10:20 AM EDT, 08/22/2025 (MT Newswires) -- Coty ( COTY ) had a "difficult quarter" but the stock's valuation is still undervalued, RBC Capital Markets said in a Friday note after the company reported fiscal Q4 results late Wednesday.
The company's results were mostly in line with consensus expectations, and its fiscal H1 guidance was "underwhelming," although challenges in this period were expected, RBC analysts said.
On the bright side, even with negative organic growth for the quarter, Coty's ( COTY ) Prestige line continued to perform well with growth in the low single digits, narrowing the sell-out gap in the US high-end fragrance market to 5% from 11% in fiscal Q1, the analysts said.

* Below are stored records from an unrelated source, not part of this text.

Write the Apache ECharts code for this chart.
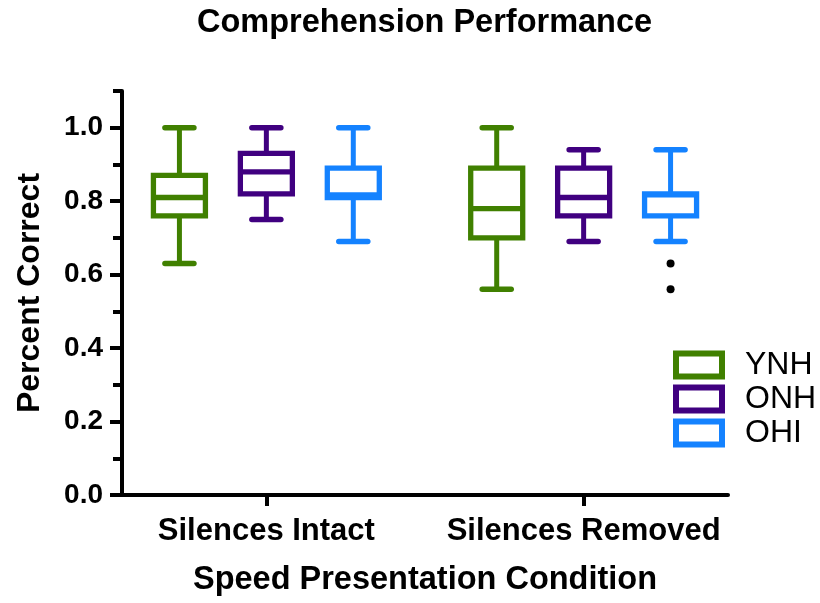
<!DOCTYPE html>
<html><head><meta charset="utf-8">
<script src="https://cdn.jsdelivr.net/npm/echarts@6/dist/echarts.min.js"></script>
<style>html,body{margin:0;padding:0;background:#fff}#chart{width:820px;height:603px}</style>
</head><body><div id="chart"></div>
<script>
// ---- data ----
const categories = ['Silences Intact', 'Silences Removed'];
const groupNames = ['YNH', 'ONH', 'OHI'];
// each entry: [min, Q1, median, Q3, max] for each category
const ynh = [[0.63, 0.76, 0.81, 0.87, 1.00], [0.56, 0.70, 0.78, 0.89, 1.00]];
const onh = [[0.75, 0.82, 0.88, 0.93, 1.00], [0.69, 0.76, 0.81, 0.89, 0.94]];
const ohi = [[0.69, 0.81, 0.817, 0.89, 1.00], [0.69, 0.76, 0.817, 0.82, 0.94]];
// outliers per category
const ohiOutliers = [[], [0.63, 0.56]];
const yMajorTicks = [0, 0.2, 0.4, 0.6, 0.8, 1.0];
const yMinorTicks = [0.1, 0.3, 0.5, 0.7, 0.9, 1.1];
const xTicks = [0, 1];

const colors = ['#408000', '#400080', '#1482FF'];
const groupData = [ynh, onh, ohi];

function boxRows(arr) { return arr.map((v, i) => [i].concat(v)); }
function outlierRows(arr) {
  const rows = [];
  arr.forEach((vals, i) => vals.forEach(v => rows.push([i, v])));
  return rows;
}

const SLOT = 0.274; // offset of a box from group center, in category units
function boxRenderer(slot, color) {
  return function (params, api) {
    const ci = api.value(0);
    const unit = api.size([1, 0])[0];
    const x = api.coord([ci, 0])[0] + slot * SLOT * unit;
    const y = v => api.coord([ci, v])[1];
    const yMin = y(api.value(1)), yQ1 = y(api.value(2)), yMed = y(api.value(3)),
          yQ3 = y(api.value(4)), yMax = y(api.value(5));
    const hw = 26, cw = 14.5;
    const st = {stroke: color, lineWidth: 5, fill: null};
    const cap = {stroke: color, lineWidth: 5.5, lineCap: 'round', fill: null};
    return {type: 'group', children: [
      {type: 'line', shape: {x1: x, y1: yQ3, x2: x, y2: yMax}, style: st},
      {type: 'line', shape: {x1: x, y1: yQ1, x2: x, y2: yMin}, style: st},
      {type: 'line', shape: {x1: x - cw, y1: yMax, x2: x + cw, y2: yMax}, style: cap},
      {type: 'line', shape: {x1: x - cw, y1: yMin, x2: x + cw, y2: yMin}, style: cap},
      {type: 'rect', shape: {x: x - hw, y: yQ3, width: 2 * hw, height: yQ1 - yQ3},
        style: {stroke: color, lineWidth: 5.3, fill: '#fff'}},
      {type: 'line', shape: {x1: x - hw, y1: yMed, x2: x + hw, y2: yMed}, style: {stroke: color, lineWidth: 5.3}}
    ]};
  };
}
function outlierRenderer(slot) {
  return function (params, api) {
    const ci = api.value(0);
    const unit = api.size([1, 0])[0];
    const p = api.coord([ci, api.value(1)]);
    return {type: 'circle', shape: {cx: p[0] + slot * SLOT * unit, cy: p[1], r: 4}, style: {fill: '#000'}};
  };
}

const series = groupNames.map((name, gi) => ({
  name: name,
  type: 'custom',
  renderItem: boxRenderer(gi - 1, colors[gi]),
  itemStyle: {color: colors[gi]},
  encode: {x: 0, y: [1, 2, 3, 4, 5]},
  data: boxRows(groupData[gi])
}));
series.push({
  name: 'OHI outliers',
  type: 'custom',
  renderItem: outlierRenderer(1),
  itemStyle: {color: '#000'},
  encode: {x: 0, y: 1},
  data: outlierRows(ohiOutliers)
});

const font = "'Liberation Sans', Arial, Helvetica, sans-serif";
const chart = echarts.init(document.getElementById('chart'), null, {renderer: 'canvas'});
chart.setOption({
  animation: false,
  backgroundColor: '#fff',
  title: {
    text: 'Comprehension Performance',
    left: 197, top: 0, padding: [7, 0, 0, 0],
    textStyle: {fontFamily: font, fontWeight: 'bold', fontSize: 32.5, color: '#000'}
  },
  legend: {
    orient: 'vertical', left: 673, top: 349, padding: 0,
    itemWidth: 46, itemHeight: 23, itemGap: 2, selectedMode: false,
    textStyle: {fontFamily: font, fontSize: 32, color: '#000', lineHeight: 32, padding: [0, 0, 0, 18]},
    data: groupNames.map((n, i) => ({
      name: n, icon: 'rect',
      itemStyle: {color: '#fff', borderColor: colors[i], borderWidth: 6}
    }))
  },
  grid: {left: 122, right: 92, top: 91, bottom: 108},
  xAxis: {
    type: 'value', min: -0.455, max: 1.455,
    name: 'Speed Presentation Condition', nameLocation: 'middle', nameGap: 69,
    nameTextStyle: {fontFamily: font, fontWeight: 'bold', fontSize: 32.5, color: '#000'},
    axisLine: {show: true, onZero: false, lineStyle: {color: '#000', width: 4}},
    axisTick: {show: true, customValues: xTicks, length: 11, lineStyle: {color: '#000', width: 4}},
    axisLabel: {customValues: xTicks, formatter: v => categories[Math.round(v)] || '', margin: 21,
      fontFamily: font, fontWeight: 'bold', fontSize: 31, color: '#000'},
    splitLine: {show: false}
  },
  yAxis: [{
    type: 'value', min: 0, max: 1.1, interval: 0.2, position: 'left',
    name: 'Percent Correct', nameLocation: 'middle', nameGap: 76,
    nameTextStyle: {fontFamily: font, fontWeight: 'bold', fontSize: 32, color: '#000'},
    axisLine: {show: true, onZero: false, lineStyle: {color: '#000', width: 4}},
    axisTick: {show: true, customValues: yMajorTicks, length: 12, lineStyle: {color: '#000', width: 4}},
    axisLabel: {customValues: yMajorTicks, formatter: v => v.toFixed(1), margin: 19,
      fontFamily: font, fontWeight: 'bold', fontSize: 28, color: '#000'},
    splitLine: {show: false}
  }, {
    type: 'value', min: 0, max: 1.1, interval: 0.1, position: 'left', offset: 0,
    axisLine: {show: false, onZero: false},
    axisTick: {show: true, customValues: yMinorTicks, length: 9, lineStyle: {color: '#000', width: 4}},
    axisLabel: {show: false},
    splitLine: {show: false}
  }],
  series: series
});
</script></body></html>
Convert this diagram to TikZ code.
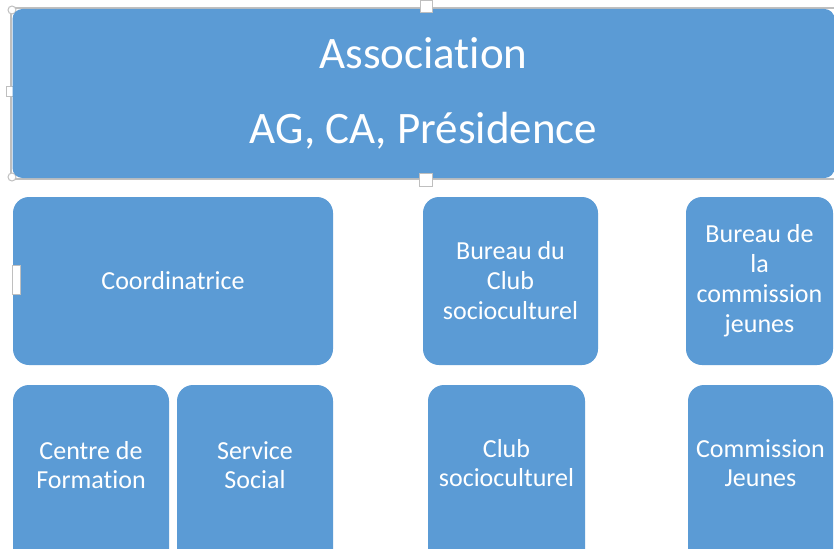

Meanwhile, Coty's ( COTY ) total like-for-like growth was negative 9% against a market that grew 3%, the analysts said. The gap was driven by the company's move to reduce in-channel inventories and set up a clean baseline, according to the note.
Coty ( COTY ) cited "innovation fatigue" as the major factor in the weaker sales of color cosmetics, while its product messaging have also missed the mark, especially with regard to consumers aged 30 and above, the analysts noted.
RBC analysts said Coty ( COTY ) fundamentals have "vastly been improved" since 2020, warranting higher valuation despite the near-term challenges.
RBC reiterated the company's stock rating at outperform and lowered the price target to $10 from $12.